On the normal structure of the general linear group over a ring

The article is devoted to investigation of the normal subgroups of the general linear group over a ring and centrality of the extension $\mathrm{St}(n,R)\to E(n,R)$. The notions of the standard commutator formula and the standard normal structure of $\mathrm{GL}(n,R)$, $\mathrm{E}(n,R)$, and $\mathrm{St}(n,R)$ and their relationships are discussed.
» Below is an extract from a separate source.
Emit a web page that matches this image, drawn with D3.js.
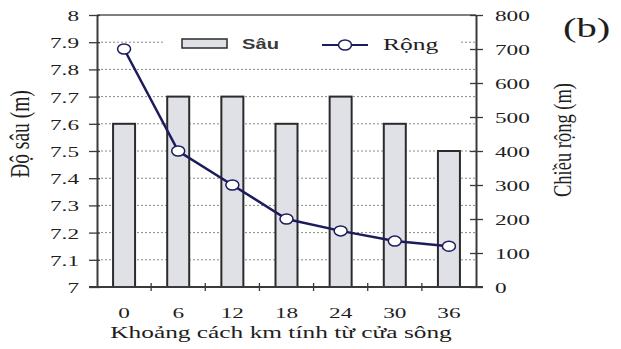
<!DOCTYPE html>
<html>
<head>
<meta charset="utf-8">
<script src="https://cdn.jsdelivr.net/npm/d3@7"></script>
<style>
  html, body { margin: 0; padding: 0; background: #fff; }
  svg { display: block; }
</style>
</head>
<body>
<svg id="chart" width="621" height="349"></svg>
<script>
// Distance from river mouth (km)
const categories = ["0", "6", "12", "18", "24", "30", "36"];
// Depth (m) – bars, left axis
const depthValues = [7.6, 7.7, 7.7, 7.6, 7.7, 7.6, 7.5];
// Width (m) – line, right axis
const widthValues = [700, 400, 300, 200, 165, 135, 120];
const leftTicks = [7, 7.1, 7.2, 7.3, 7.4, 7.5, 7.6, 7.7, 7.8, 7.9, 8];
const rightTicks = [0, 100, 200, 300, 400, 500, 600, 700, 800];

const svg = d3.select("#chart");
const m = { left: 97, right: 476, top: 15, bottom: 287 };
const serif = "'Liberation Serif', 'Times New Roman', serif";
const sans = "'Liberation Sans', Arial, sans-serif";
const axisColor = "#3a3a3a";
const textColor = "#1e1e1e";
const SX = 1.5; // wide lettering

// place a text at (x, y) with its glyphs widened horizontally
function wide(sel, x, y, sx = SX) {
  sel.attr("x", 0).attr("y", 0)
     .attr("transform", `translate(${x},${y}) scale(${sx},1)`);
}
function ink(sel) {
  sel.attr("fill", textColor);
}

const x = d3.scaleBand().domain(categories).range([m.left, m.right]).paddingInner(0).paddingOuter(0);
const yL = d3.scaleLinear().domain([7, 8]).range([m.bottom, m.top]);
const yR = d3.scaleLinear().domain([0, 800]).range([m.bottom, m.top]);

// dotted horizontal grid
svg.append("g").selectAll("line")
  .data(leftTicks.filter(t => t > 7 && t < 8))
  .join("line")
  .attr("x1", m.left).attr("x2", m.right)
  .attr("y1", d => yL(d)).attr("y2", d => yL(d))
  .attr("stroke", "#8a8a8a").attr("stroke-width", 1)
  .attr("stroke-dasharray", "2,2");

// legend background hides grid behind it
svg.append("rect")
  .attr("x", 165).attr("y", 27).attr("width", 295).attr("height", 30)
  .attr("fill", "#fff");

// depth bars
const barW = 22;
svg.append("g").selectAll("rect")
  .data(depthValues)
  .join("rect")
  .attr("x", (d, i) => x(categories[i]) + x.bandwidth() / 2 - barW / 2)
  .attr("y", d => yL(d))
  .attr("width", barW)
  .attr("height", d => yL(7) - yL(d))
  .attr("fill", "#dfe1e6")
  .attr("stroke", "#2b2b2b")
  .attr("stroke-width", 2);

// frame: top border
svg.append("line")
  .attr("x1", m.left).attr("x2", m.right)
  .attr("y1", m.top).attr("y2", m.top)
  .attr("stroke", "#555").attr("stroke-width", 1.5);

// left axis
const gL = svg.append("g").attr("transform", `translate(${m.left},0)`)
  .call(d3.axisLeft(yL).tickValues(leftTicks).tickFormat(d3.format("")).tickSizeInner(8).tickSizeOuter(0).tickPadding(10));
gL.select(".domain").attr("stroke", axisColor).attr("stroke-width", 2);
gL.selectAll(".tick line").attr("stroke", axisColor).attr("stroke-width", 1.3).attr("x2", -8).attr("x1", 3);
gL.selectAll(".tick text")
  .attr("font-family", serif).attr("font-size", 15.5).attr("dy", null)
  .call(wide, -18, 5.5).call(ink);

// right axis
const gR = svg.append("g").attr("transform", `translate(${m.right},0)`)
  .call(d3.axisRight(yR).tickValues(rightTicks).tickSizeInner(7).tickSizeOuter(0).tickPadding(10));
gR.select(".domain").attr("stroke", axisColor).attr("stroke-width", 2);
gR.selectAll(".tick line").attr("stroke", axisColor).attr("stroke-width", 1.3).attr("x1", -6).attr("x2", 7);
gR.selectAll(".tick text")
  .attr("font-family", serif).attr("font-size", 15.5).attr("dy", null)
  .call(wide, 19, 5.5).call(ink);

// bottom axis: ticks at band boundaries, labels at band centers
const boundaries = categories.slice(1).map(c => x(c));
svg.append("line")
  .attr("x1", m.left - 8).attr("x2", m.right + 7)
  .attr("y1", m.bottom).attr("y2", m.bottom)
  .attr("stroke", axisColor).attr("stroke-width", 2);
svg.append("g").selectAll("line")
  .data(boundaries)
  .join("line")
  .attr("x1", d => d).attr("x2", d => d)
  .attr("y1", m.bottom - 4).attr("y2", m.bottom + 4)
  .attr("stroke", axisColor).attr("stroke-width", 1.3);
svg.append("g").selectAll("text")
  .data(categories)
  .join("text")
  .attr("text-anchor", "middle")
  .attr("font-family", serif).attr("font-size", 15.5)
  .text(d => d)
  .each(function (d) { d3.select(this).call(wide, x(d) + x.bandwidth() / 2, 317.5).call(ink); });

// width line with markers
const line = d3.line()
  .x((d, i) => x(categories[i]) + x.bandwidth() / 2)
  .y(d => yR(d));
svg.append("path")
  .datum(widthValues)
  .attr("d", line)
  .attr("fill", "none")
  .attr("stroke", "#1c1c5c")
  .attr("stroke-width", 2.5);
svg.append("g").selectAll("ellipse")
  .data(widthValues)
  .join("ellipse")
  .attr("cx", (d, i) => x(categories[i]) + x.bandwidth() / 2)
  .attr("cy", d => yR(d))
  .attr("rx", 6.5).attr("ry", 5)
  .attr("fill", "#fff")
  .attr("stroke", "#1c1c5c")
  .attr("stroke-width", 1.5);

// legend
const lg = svg.append("g");
lg.append("rect")
  .attr("x", 182).attr("y", 39).attr("width", 45).attr("height", 9)
  .attr("fill", "#dfe1e6").attr("stroke", "#2b2b2b").attr("stroke-width", 1.5);
lg.append("text")
  .attr("font-family", sans).attr("font-size", 15.5).attr("font-weight", "bold")
  .attr("fill", "#3a3a3a")
  .text("Sâu")
  .call(wide, 242, 49, 1.3);
lg.append("line")
  .attr("x1", 322).attr("x2", 368).attr("y1", 45).attr("y2", 45)
  .attr("stroke", "#1c1c5c").attr("stroke-width", 2);
lg.append("ellipse")
  .attr("cx", 345).attr("cy", 45).attr("rx", 6.5).attr("ry", 5)
  .attr("fill", "#fff").attr("stroke", "#1c1c5c").attr("stroke-width", 1.5);
lg.append("text")
  .attr("font-family", serif).attr("font-size", 17)
  .text("Rộng")
  .call(wide, 383, 50).call(ink);

// axis titles (vertical, glyphs thickened across the page width)
svg.append("text")
  .attr("transform", "translate(29,134) rotate(-90) scale(1,1.4)")
  .attr("text-anchor", "middle")
  .attr("font-family", serif).attr("font-size", 19.5)
  .text("Độ sâu (m)").call(ink);
svg.append("text")
  .attr("transform", "translate(571,140) rotate(-90) scale(1,1.4)")
  .attr("text-anchor", "middle")
  .attr("font-family", serif).attr("font-size", 18.5)
  .text("Chiều rộng (m)").call(ink);
svg.append("text")
  .attr("text-anchor", "middle")
  .attr("font-family", serif).attr("font-size", 17.5)
  .text("Khoảng cách km tính từ cửa sông")
  .call(wide, 281, 338, 1.45).call(ink);

// panel label
svg.append("text")
  .attr("font-family", serif).attr("font-size", 28)
  .text("(b)")
  .call(wide, 563, 37, 1.45).call(ink);
</script>
</body>
</html>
In particular, it is shown that the normality of $\mathrm{E}(n,R)$ in $\mathrm{GL}(n,R)$ and the standard distribution of subgroups normalized by $\mathrm{E}(n,R)$ follow from some conditions of linear dependence in $R$. Also, it is proved that the standardness of the normal structure of $\mathrm{GL}(n,R)$ and centrality of $K_2(n,R)$ in $\mathrm{St}(n,R)$ follow from the same conditions over a quotient ring $R/I$ provided $\mathrm{sr}I\le n-1$. Under some additional assumptions (e.g. $I$ is contained in the Jacobson radical of $R$) the converse is also true. The standard tecnique due to H. Bass, Z. I. Borevich, N. A. Vavilov, L. N. Vaserstein, W. van der Kallen, A. A. Suslin, M. S. Tulenbaev, and others is used and developed in the article.